Anyhow to cut to the chase, I am one of very few who had the good fortune of being invited to dine with him on several occasions, and the very first time I did, amongst a whole bouquet of other delicacies, I discovered these nuts, which he calls a house speciality and keeps the recipe a closely guarded secret, not that I dared ever ask him for it; I didn’t need or want to, since I was invited over often enough, and these were my little pot of gold at the end of the rainbow.

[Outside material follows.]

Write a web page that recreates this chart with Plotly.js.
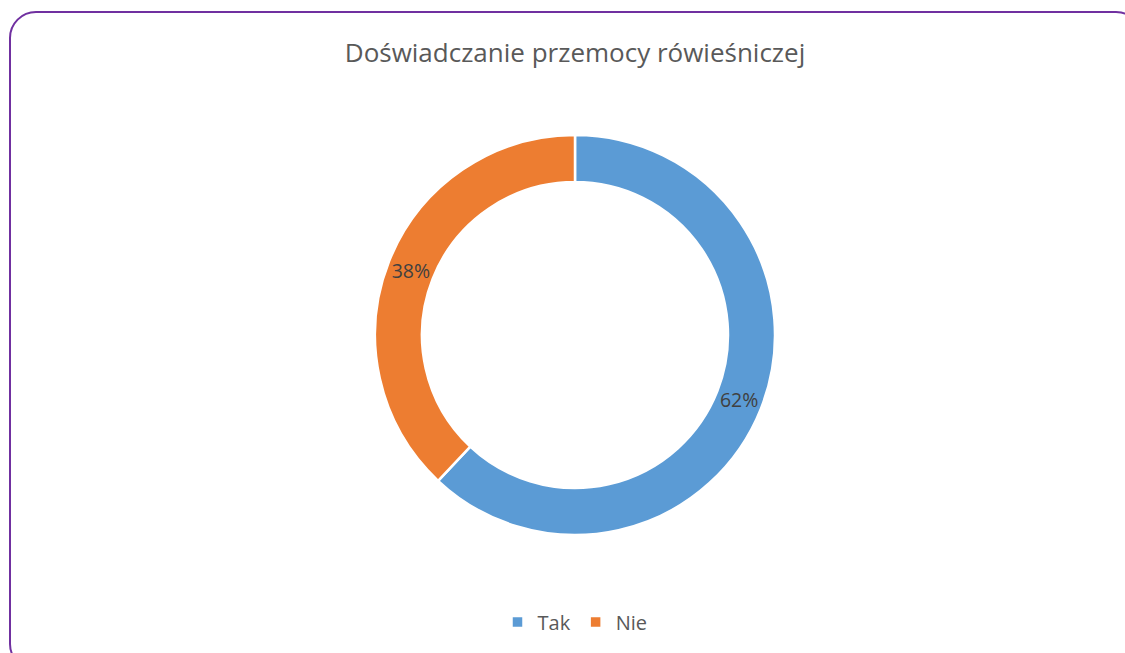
<!DOCTYPE html>
<html>
<head>
<meta charset="utf-8">
<script src="https://cdn.plot.ly/plotly-3.0.1.min.js"></script>
<style>
  html, body { margin:0; padding:0; background:#fff; width:1125px; height:653px; overflow:hidden; }
  #frame { position:absolute; left:9px; top:11px; width:1134px; height:660px; border:2px solid #7030a0; border-radius:27px; box-sizing:border-box; }
  #chart { position:absolute; left:0; top:0; width:1125px; height:653px; }
</style>
</head>
<body>
<div id="frame"></div>
<div id="chart"></div>
<script>
const categories = ["Tak", "Nie"];
const values = [62, 38];
const colors = ["#5B9BD5", "#ED7D31"];
const chartTitle = "Doświadczanie przemocy rówieśniczej";

const trace = {
  type: "pie",
  labels: categories,
  values: values,
  hole: 0.765,
  sort: false,
  direction: "clockwise",
  rotation: 0,
  marker: { colors: colors, line: { color: "#ffffff", width: 2.5 } },
  textinfo: "percent",
  texttemplate: "%{percent:.0%}",
  textposition: "inside",
  insidetextorientation: "horizontal",
  textfont: { family: "Open Sans, sans-serif", size: 19.5, color: "#404040" },
  hoverinfo: "none"
};

const layout = {
  width: 1125,
  height: 653,
  margin: { l: 125, r: 100, t: 135, b: 118 },
  paper_bgcolor: "rgba(0,0,0,0)",
  plot_bgcolor: "rgba(0,0,0,0)",
  font: { family: "Open Sans, sans-serif", color: "#595959" },
  title: {
    text: chartTitle,
    font: { family: "Open Sans, sans-serif", size: 26, color: "#595959" },
    xref: "paper", x: 0.5, xanchor: "center",
    yref: "container", y: 1 - 53/653, yanchor: "middle"
  },
  showlegend: true,
  legend: {
    orientation: "h",
    x: 0.5, xanchor: "center",
    y: -0.2175, yanchor: "middle",
    font: { family: "Open Sans, sans-serif", size: 20, color: "#595959" },
    itemwidth: 30,
    traceorder: "normal"
  },
  hovermode: false
};

Plotly.newPlot("chart", [trace], layout, { displayModeBar: false, staticPlot: true });
</script>
</body>
</html>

But one fine day, he disappeared from my life, leaving me feeling somewhat bereft without both his friendship and my weekly treat, and while the former could not be easily substituted, for the latter I pounced on the internet and lo and behold, found both a recipe and video on Youtube for jaggery spiced nuts; after all, my purpose is not only to enlighten you with my own creations, but also unearth the best existing recipes for you … and here is one below, albeit with a few subtractions from the original recipe, which I did not particularly care for, and limited to walnuts and pecans for I feel they work best.
Ingredients
YIELD : 1 cup
- ½ cup pecan halves
- ½ cup walnuts, broken into halves
- ¾ cup jaggery powder
- 2 teaspoons red chilli flakes
- ¼ teaspoon baking soda
(* please note that I buy all of the above ingredients at Defence Store, 38, Defence Colony Main Market, New Delhi 110024)
Method
First and foremost, take a large sheet of silver foil, as shown in the image above and brush lightly with oil. Then weigh out the nuts, break the walnuts in half, and gather together the rest of your ingredients.
Thereafter, Step 1 is to dry roast the nuts in a non-stick pan over low heat for 7 minutes. Then remove the nuts, reserve them on the side, and add the jaggery powder to the same pan. As it begins to melt down, stir up with a wooden spoon to get an even melt. (Steps 2 & 3)

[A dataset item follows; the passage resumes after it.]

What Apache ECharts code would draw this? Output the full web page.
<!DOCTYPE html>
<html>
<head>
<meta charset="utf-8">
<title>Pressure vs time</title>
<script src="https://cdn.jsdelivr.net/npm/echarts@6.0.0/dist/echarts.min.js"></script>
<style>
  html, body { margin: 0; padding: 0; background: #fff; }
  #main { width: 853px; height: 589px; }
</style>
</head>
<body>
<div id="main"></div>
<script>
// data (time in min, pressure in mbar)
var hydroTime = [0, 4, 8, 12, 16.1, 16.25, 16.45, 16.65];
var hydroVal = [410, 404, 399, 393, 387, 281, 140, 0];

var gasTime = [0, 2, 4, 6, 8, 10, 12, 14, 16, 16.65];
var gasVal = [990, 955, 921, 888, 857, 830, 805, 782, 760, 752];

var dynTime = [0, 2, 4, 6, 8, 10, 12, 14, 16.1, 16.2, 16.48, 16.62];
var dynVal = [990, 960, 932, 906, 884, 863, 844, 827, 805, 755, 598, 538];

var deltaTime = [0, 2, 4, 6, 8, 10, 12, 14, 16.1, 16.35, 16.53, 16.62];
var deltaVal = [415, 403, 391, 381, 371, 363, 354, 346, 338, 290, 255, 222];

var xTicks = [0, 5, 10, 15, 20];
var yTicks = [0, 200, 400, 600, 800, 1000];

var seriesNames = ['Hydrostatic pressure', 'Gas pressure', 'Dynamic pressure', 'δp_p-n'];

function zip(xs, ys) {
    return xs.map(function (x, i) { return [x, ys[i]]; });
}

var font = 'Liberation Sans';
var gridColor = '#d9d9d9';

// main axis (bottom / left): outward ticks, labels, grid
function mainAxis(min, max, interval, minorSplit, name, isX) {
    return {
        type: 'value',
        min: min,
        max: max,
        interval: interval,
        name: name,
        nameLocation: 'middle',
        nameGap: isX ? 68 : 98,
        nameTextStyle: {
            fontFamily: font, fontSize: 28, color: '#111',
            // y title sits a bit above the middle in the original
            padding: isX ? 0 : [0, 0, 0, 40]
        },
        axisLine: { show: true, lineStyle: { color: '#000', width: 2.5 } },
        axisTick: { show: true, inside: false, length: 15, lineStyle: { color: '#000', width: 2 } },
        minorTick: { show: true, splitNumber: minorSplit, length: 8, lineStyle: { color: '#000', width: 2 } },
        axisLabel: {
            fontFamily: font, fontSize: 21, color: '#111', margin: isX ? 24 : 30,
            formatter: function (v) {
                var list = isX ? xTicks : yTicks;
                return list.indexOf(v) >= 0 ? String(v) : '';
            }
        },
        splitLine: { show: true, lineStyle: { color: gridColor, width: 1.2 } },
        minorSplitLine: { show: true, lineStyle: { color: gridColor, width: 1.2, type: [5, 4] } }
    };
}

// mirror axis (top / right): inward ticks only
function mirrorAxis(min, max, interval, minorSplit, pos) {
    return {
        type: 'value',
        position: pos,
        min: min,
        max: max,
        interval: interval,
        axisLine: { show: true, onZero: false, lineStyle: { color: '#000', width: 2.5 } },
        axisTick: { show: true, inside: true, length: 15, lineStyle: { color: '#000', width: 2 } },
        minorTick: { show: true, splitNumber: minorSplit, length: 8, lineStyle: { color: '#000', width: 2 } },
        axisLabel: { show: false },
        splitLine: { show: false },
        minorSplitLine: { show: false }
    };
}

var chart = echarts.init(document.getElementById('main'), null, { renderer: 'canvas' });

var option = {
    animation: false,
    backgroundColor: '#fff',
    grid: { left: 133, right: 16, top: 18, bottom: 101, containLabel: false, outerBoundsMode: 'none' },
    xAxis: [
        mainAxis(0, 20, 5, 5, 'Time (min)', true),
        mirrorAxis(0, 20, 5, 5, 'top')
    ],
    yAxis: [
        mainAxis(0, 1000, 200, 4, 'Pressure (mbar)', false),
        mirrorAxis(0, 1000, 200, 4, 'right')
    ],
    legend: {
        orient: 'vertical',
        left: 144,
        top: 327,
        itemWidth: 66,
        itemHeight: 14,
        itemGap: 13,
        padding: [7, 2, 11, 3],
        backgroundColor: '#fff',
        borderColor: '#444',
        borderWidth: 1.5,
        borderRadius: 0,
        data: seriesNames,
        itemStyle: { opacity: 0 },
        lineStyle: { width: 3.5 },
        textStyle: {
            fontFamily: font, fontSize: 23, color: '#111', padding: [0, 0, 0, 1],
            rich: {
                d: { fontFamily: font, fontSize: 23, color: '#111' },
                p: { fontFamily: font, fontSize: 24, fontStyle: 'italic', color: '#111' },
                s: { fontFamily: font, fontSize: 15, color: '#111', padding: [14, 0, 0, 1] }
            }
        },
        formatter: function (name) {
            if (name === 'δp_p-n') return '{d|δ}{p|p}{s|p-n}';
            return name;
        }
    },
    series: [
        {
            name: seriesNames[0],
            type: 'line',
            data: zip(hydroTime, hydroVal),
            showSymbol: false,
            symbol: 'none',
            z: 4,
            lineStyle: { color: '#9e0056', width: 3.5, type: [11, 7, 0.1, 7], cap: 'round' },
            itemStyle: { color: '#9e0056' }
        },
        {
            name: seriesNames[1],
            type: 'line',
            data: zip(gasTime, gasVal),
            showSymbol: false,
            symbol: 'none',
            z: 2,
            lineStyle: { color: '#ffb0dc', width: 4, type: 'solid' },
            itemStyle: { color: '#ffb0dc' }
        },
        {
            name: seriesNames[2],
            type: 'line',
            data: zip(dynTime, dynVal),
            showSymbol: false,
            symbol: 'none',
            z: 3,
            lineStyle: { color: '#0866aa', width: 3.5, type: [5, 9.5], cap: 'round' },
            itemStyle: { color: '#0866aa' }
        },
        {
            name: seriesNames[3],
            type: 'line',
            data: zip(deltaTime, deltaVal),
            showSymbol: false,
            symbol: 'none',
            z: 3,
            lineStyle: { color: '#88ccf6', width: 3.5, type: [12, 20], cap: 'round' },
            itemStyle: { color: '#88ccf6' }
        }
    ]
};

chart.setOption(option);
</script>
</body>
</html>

What you are looking for is the consistency and colour of Image 4. Then turn off the heat, add the baking powder and chilli flakes (Step 5) and stir quickly to combine, (it should look like Image 6) then add the nuts and stir it all up vigorously so that each nut gets coated.
Then finally add the nuts, stir vigorously to combine, (STEPS 7 & 8) so that each nut is coated with the jaggery, and quickly empty onto the oiled silver foil sheet. (STEP 9)
While they are still warm, do separate the nuts from each other, (STEP 10) as they tend to crumble if one waits till they have cooled and hardened. Then store in an airtight container in the refrigerator.